Thursday, June 21, 2012

OMG! Smaragd!

Les stopped by the other night; we hadn't seen much of him or Kathy since Vinsite closed. It seems that shutting down a business takes as much effort as starting one. He brought a bottle that he said he'd sort of grabbed from the cellar without looking too closely. Lucky us, it was a Smaragd from F.X. Pichler. Pichler may be Austria's premier Riesling producer. As Mr. Parker so breathlessly put it: "…F.X. Pichler is the Chateau Latour, Domaine de la Romanée-Conti, Zind-Humbrecht, Sandrone and Helen Turley of the Wachau."

Franz-Xavier Pichler grows Riesling (as well as Gruner Veltliner, Gelber Muskateller, and Sauvignon Blanc) on 38 acres in the village of Oberloiben, which sits in a bend of the Donau, with the village of Durnstein to the west, and the town of Krems to the east. He follows the rules of the Codex Wachau, which demand a fairly serious non-internventionist approach to winemaking: No chaptalization, no additives, no reverse osmosis, etc.



 F.X. Pichler Durnsteiner Hollerin Riesling Smaragd 2005: Opens with vivid aromas of rose petal, diesel, peach, apricot, and aromatic herbs. In the mouth, the texture is very rich, with intense flavors of cooked yellow fruit, a touch of gunflint, bright acidity cutting through the voluptuous texture, and an almost saline mineralic quality. The French would call it a vin du contemplation, we thought it was a total knockout, a wine that at once stimulated the intellect with its complexity and the senses with its out-and-out hedonistic aromas and flavors. Smaragd is the highest category of Austrian vineyards, reserved for the sunniest slopes.  “Smaragd” literally translates as “emerald-colored” and refers to a lizard that lives in these warmer vineyard sites. By law, the wines have a minimum 12.5% alcohol level, with a maximum of 9 grams/litre of residual sugar.

A denizen of the Wachau

Wednesday, June 13, 2012

Domaine Bahourat Cuvée Elisabeth 2009: “Je suis Rhodanien.”

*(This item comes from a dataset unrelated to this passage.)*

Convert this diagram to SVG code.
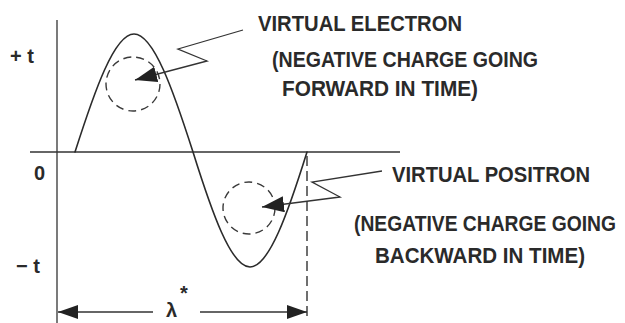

As Paul Strang says, the Costières de Nîmes is the place where the Languedoc becomes Provence--physically and culturally. Ask any vignerons in the region where they're from, and they'll say “Je suis Rhodanien.” Look at the soil, and you'll see large pebbles that look an awful lot like the galets roules of Châteauneuf-du-Pape. And, you know, it's only a half-hour drive from Avignon to Beaucaire. In fact, it was considered part of the Languedoc until 1986, when it got its own AOC as Costières  du Gard, and its present name in 1989. It is one of the hottest regions in France, although the Mistral can be very fierce here, with a cooling and drying wind.

At Domaine Bahourat, vigneron Patrick Bech has a 124-acre vineyard planted to syrah and grenache in the village of Bouillargues, which is back a ways from the Costière--a continuous bluff running parallel to the river--and thus closer to Nîmes than to the Rhone. The terroir is nonetheless typical: soil studded with galets roules in chalky clay. Like many of his neighbors, Bech also grows fruit trees.



Domaine Bahourat Cuvée Elisabeth 2009: With its 80/20 syrah/grenache blend and gamey, herbal nose, this is definitely Rhone-like. I got a hint of blueberry and black tea, as well. In the mouth, this is very soft and round, with pretty black fruit, mild tannins, good acidity, and a little jolt of black pepper at the finish. Like many of its counterparts, it will benefit from 10-15 minutes in the fridge. We had it with grilled steak (recommended by the importer, Bourgeois Family Selections) but I think it really wants pork ribs or grilled lamb to really show itself off. Possibly the wine's best feature is its price: It was $11.99 at the late, lamented Vinsite, and I've seen it in a few other places at the price. It's worth seeking out.